Living far from the 40 acres may be cheaper, but it certainly isn’t easier

Alyssa Neilson

With over 86 percent of students enrolled at the University choosing to live off campus this year, according to the Division of Housing and Food Service, there’s no question that hundreds of students get stuck in traffic jams down Interstate 35 while on their way to school — some 20 minutes late to classes regularly, others unable to consistently commit to meetings or appointments held on campus. 

So why do students look for housing beyond the immediate vicinity of campus? The answer has two parts: rent prices and livability.

For the majority of the University’s history, the second-most convenient alternative to living on campus has been living in West Campus. However, living so close to campus doesn’t come cheap. 

In mid-October, West Campus’ premier student apartments collectively announced their increased rent prices for the 2014-2015 school year (chiming in at $900 to $1,000 a month at 26 West, 2400 Nueces and The Quarters on Campus, according to representatives of those complexes). Although expected to drop before students begin signing new leases, numbers like these are what force thousands of students into living farther from campus in the first place. Secondly, along with its higher rent prices, West Campus has other stigmas — one of them being its infamous reputation for not being minority-friendly. Many students simply do not feel as though they belong there.

The University itself is home to 14 residence halls with a total of 7,300 beds — clearly not enough for UT’s 52,076 students. According to Hemlata Jhaveri, director of the Division of Housing and Food Service, “Any student that applies for a housing contract can get one.” Still, a majority of  students live off campus, possibly because of the lure of the comparative freedom available in an off-campus apartment. 

If students who live on campus have easier access to their classes and professors, what about students who live off campus but still in close proximity to UT?

West Campus apartments are just a short walk to campus — students don’t have to deal with highway traffic jams before their classes, and on-campus events or meetings are much more accessible. 

“I lived in West Campus last year and never had any issues with coming to school for anything during any part of the day,” said psychology junior Zamaria John.

As a junior, I feel like this school year has been my busiest one yet. This year is also my first year of opting to live farther from campus, and I have never been so late to so many things in my life.

It’s no secret that the farther you get from campus, the faster the rent prices drop. But at what cost to students? In my time at UT, many students I have met who live far from the University tend to not get as involved with campus organizations because they know that commuting back and forth to campus multiple times a day would be too much of a burden. 

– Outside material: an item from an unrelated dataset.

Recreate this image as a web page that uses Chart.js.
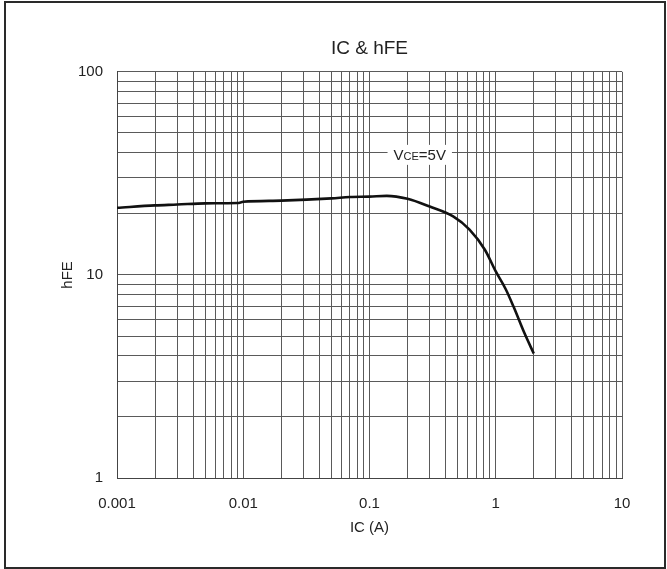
<!DOCTYPE html>
<html>
<head>
<meta charset="utf-8">
<script src="https://cdn.jsdelivr.net/npm/chart.js@4/dist/chart.umd.min.js"></script>
<style>
  html, body { margin: 0; padding: 0; background: #fff; }
  #wrap { position: relative; width: 667px; height: 569px; }
  #frame {
    position: absolute; left: 4px; top: 1px; width: 658px; height: 564px;
    border: 2px solid #2a2a2a; pointer-events: none;
  }
</style>
</head>
<body>
<div id="wrap">
  <canvas id="chart" width="667" height="569"></canvas>
  <div id="frame"></div>
</div>
<script>
// ── Data ──────────────────────────────────────────────────────
const icValues  = [0.001, 0.002, 0.003, 0.005, 0.009, 0.01, 0.02, 0.05, 0.07, 0.1, 0.137,
                   0.2, 0.3, 0.46, 0.62, 0.82, 1.0, 1.2, 1.38, 1.68, 2.0];
const hfeValues = [21.4, 22.0, 22.2, 22.5, 22.6, 22.9, 23.2, 23.8, 24.2, 24.3, 24.5,
                   23.7, 21.7, 19.4, 16.7, 13.3, 10.4, 8.5, 7.0, 5.2, 4.1];

const xDecades = [0.001, 0.01, 0.1, 1, 10];
const yDecades = [1, 10, 100];
const xLabels  = ['0.001', '0.01', '0.1', '1', '10'];
const yLabels  = ['1', '10', '100'];

const FONT = "'Liberation Sans', Arial, sans-serif";

// decade + 2..9 minor lines
function logTicks(decades) {
  const out = [];
  decades.forEach((d, i) => {
    out.push({ value: d });
    if (i < decades.length - 1) {
      for (let k = 2; k <= 9; k++) out.push({ value: +(d * k).toPrecision(6) });
    }
  });
  return out;
}

function labelFor(decades, labels) {
  return (v) => {
    const i = decades.findIndex(d => Math.abs(d - v) / d < 1e-6);
    return i >= 0 ? labels[i] : '';
  };
}

// ── Annotation "VCE=5V" ───────────────────────────────────────
const noteAt = { x: 0.25, y: 39 };

const notePlugin = {
  id: 'note',
  afterDatasetsDraw(chart) {
    const { ctx, scales } = chart;
    const cx = scales.x.getPixelForValue(noteAt.x);
    const cy = scales.y.getPixelForValue(noteAt.y);
    ctx.save();
    ctx.textBaseline = 'alphabetic';
    const big = `15px ${FONT}`, small = `11px ${FONT}`;
    ctx.font = big;  const w1 = ctx.measureText('V').width;
    ctx.font = small; const w2 = ctx.measureText('CE').width;
    ctx.font = big;  const w3 = ctx.measureText('=5V').width;
    const total = w1 + w2 + w3;
    let x = cx - total / 2;
    const base = cy + 5;
    ctx.fillStyle = '#fff';
    ctx.fillRect(x - 6, cy - 10, total + 12, 20);
    ctx.fillStyle = '#222';
    ctx.font = big;   ctx.fillText('V', x, base);   x += w1;
    ctx.font = small; ctx.fillText('CE', x, base);  x += w2;
    ctx.font = big;   ctx.fillText('=5V', x, base);
    ctx.restore();
  }
};

// ── Chart ─────────────────────────────────────────────────────
new Chart(document.getElementById('chart'), {
  type: 'line',
  data: {
    datasets: [{
      data: icValues.map((x, i) => ({ x, y: hfeValues[i] })),
      borderColor: '#111',
      borderWidth: 2.6,
      pointRadius: 0,
      cubicInterpolationMode: 'monotone',
      fill: false,
    }],
  },
  options: {
    responsive: false,
    animation: false,
    layout: { padding: { left: 0, right: 45, top: 0, bottom: 0 } },
    plugins: {
      legend: { display: false },
      tooltip: { enabled: false },
      title: {
        display: true,
        fullSize: false,
        text: 'IC & hFE',
        color: '#222',
        font: { family: FONT, size: 19, weight: 'normal' },
        padding: { top: 37, bottom: 12 },
      },
    },
    scales: {
      x: {
        type: 'logarithmic',
        min: 0.001, max: 10,
        afterBuildTicks: (s) => { s.ticks = logTicks(xDecades); },
        afterFit: (s) => { s.height = 91; },
        grid: { color: '#5a5a5a', lineWidth: 1, drawTicks: false },
        border: { color: '#444', width: 1 },
        ticks: {
          autoSkip: false, maxRotation: 0, padding: 17,
          color: '#222', font: { family: FONT, size: 15 },
          callback: labelFor(xDecades, xLabels),
        },
        title: {
          display: true, text: 'IC (A)', color: '#222',
          font: { family: FONT, size: 15 },
          padding: { top: 0, bottom: 32 },
        },
      },
      y: {
        type: 'logarithmic',
        min: 1, max: 100,
        afterBuildTicks: (s) => { s.ticks = logTicks(yDecades); },
        afterFit: (s) => { s.width = 117; },
        grid: { color: '#5a5a5a', lineWidth: 1, drawTicks: false },
        border: { color: '#444', width: 1 },
        ticks: {
          autoSkip: false, padding: 14,
          color: '#222', font: { family: FONT, size: 15 },
          callback: labelFor(yDecades, yLabels),
        },
        title: {
          display: true, text: 'hFE', color: '#222',
          font: { family: FONT, size: 15 },
          padding: { top: 59, bottom: 0 },
        },
      },
    },
  },
  plugins: [notePlugin],
});
</script>
</body>
</html>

“West Campus is definitely somewhat worth the cost stigma the apartments have,” John said. “I could run home between classes and always still be on time throughout the day. Living down I-35 seems somewhat close when you make the decision to live there, until you get caught in weekday traffic almost every day.”

Depending on whether or not predicted rent prices for next school year remain at their remarkably high rate in West Campus, students who have to deal with arduous commutes on a daily basis should consider looking past the downsides of West Campus and should try to stay closer to the University and to everything hosted at it. 

Neilson is a public relations junior from Houston.